■ Task statement ■
Quote from the first line below through the line that contains "lower_y = [2.235, 0.27]", both included, and leave the pictures out.

■ Data excerpt ■
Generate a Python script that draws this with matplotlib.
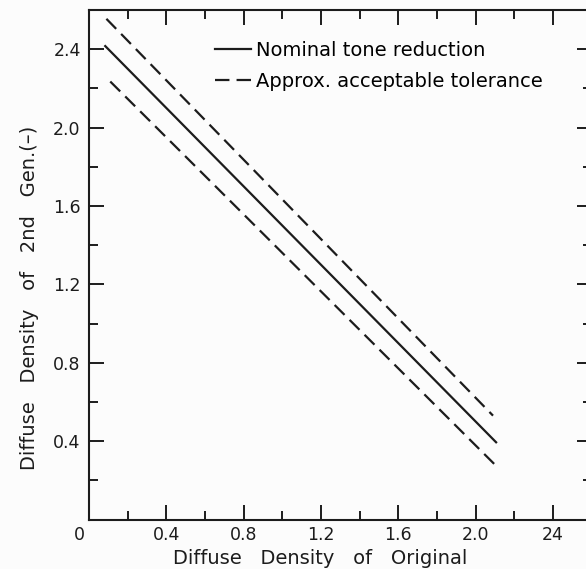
import matplotlib.pyplot as plt
from matplotlib.lines import Line2D
from matplotlib.transforms import ScaledTranslation

# line end points (x = original density, y = 2nd gen density)
nominal_x = [0.08, 2.11]
nominal_y = [2.42, 0.39]
upper_x = [0.09, 2.09]
upper_y = [2.555, 0.53]
lower_x = [0.11, 2.11]
lower_y = [2.235, 0.27]

xticks = [0, 0.4, 0.8, 1.2, 1.6, 2.0, 2.4]
xtick_labels = ["0", "0.4", "0.8", "1.2", "1.6", "2.0", "24"]
yticks = [0.4, 0.8, 1.2, 1.6, 2.0, 2.4]
ytick_labels = ["0.4", "0.8", "1.2", "1.6", "2.0", "2.4"]
minor_ticks = [0.2, 0.6, 1.0, 1.4, 1.8, 2.2]

ink = "#1c1c1c"
plt.rcParams["font.family"] = "DejaVu Sans"

fig = plt.figure(figsize=(5.86, 5.69), dpi=100)
fig.patch.set_facecolor("#fcfcfc")
# right spine sits just outside the cropped scan
ax = fig.add_axes([89 / 586, 49.5 / 569, 502.6 / 586, 509.5 / 569])
ax.set_facecolor("#fcfcfc")
ax.set_xlim(0, 2.6)
ax.set_ylim(0, 2.6)

dash = (0, (6.3, 3.2))
ax.plot(nominal_x, nominal_y, color=ink, lw=1.6, solid_capstyle="butt")
ax.plot(upper_x, upper_y, color=ink, lw=1.6, linestyle=dash)
ax.plot(lower_x, lower_y, color=ink, lw=1.6, linestyle=dash)

for s in ax.spines.values():
    s.set_color(ink)
    s.set_linewidth(1.5)

ax.set_xticks(xticks)
ax.set_xticklabels(xtick_labels)
ax.set_yticks(yticks)
ax.set_yticklabels(ytick_labels)
ax.set_xticks(minor_ticks, minor=True)
ax.set_yticks(minor_ticks, minor=True)
ax.tick_params(which="both", direction="in", top=True, right=True, colors=ink,
               width=1.4, labelsize=12.5)
ax.tick_params(which="major", length=11)
ax.tick_params(which="minor", length=6.5)
ax.tick_params(axis="x", pad=5)
ax.tick_params(axis="y", pad=6)

# the "0" sits a little left of the corner in the original
zero = ax.get_xticklabels()[0]
zero.set_transform(zero.get_transform() + ScaledTranslation(-10 / 100, 0, fig.dpi_scale_trans))

ax.set_xlabel("Diffuse   Density   of   Original", fontsize=14, color=ink)
ax.set_ylabel("Diffuse   Density   of   2nd   Gen.(\u2013)", fontsize=14, color=ink)
ax.xaxis.set_label_coords(0.46, -0.057)
ax.yaxis.set_label_coords(-0.10, 0.435)

handles = [Line2D([], [], color=ink, lw=1.6),
           Line2D([], [], color=ink, lw=1.6, linestyle=(0, (6.5, 3.2)))]
ax.legend(handles, ["Nominal tone reduction", "Approx. acceptable tolerance"],
          loc="upper left", bbox_to_anchor=(0.25, 0.94), frameon=False,
          fontsize=14, handlelength=1.85, handletextpad=0.3, labelspacing=0.62,
          borderpad=0, borderaxespad=0)

fig.savefig("out.png", dpi=100, facecolor=fig.get_facecolor())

■ Answer below ■
Generate a Python script that draws this with matplotlib.
import matplotlib.pyplot as plt
from matplotlib.lines import Line2D
from matplotlib.transforms import ScaledTranslation

# line end points (x = original density, y = 2nd gen density)
nominal_x = [0.08, 2.11]
nominal_y = [2.42, 0.39]
upper_x = [0.09, 2.09]
upper_y = [2.555, 0.53]
lower_x = [0.11, 2.11]
lower_y = [2.235, 0.27]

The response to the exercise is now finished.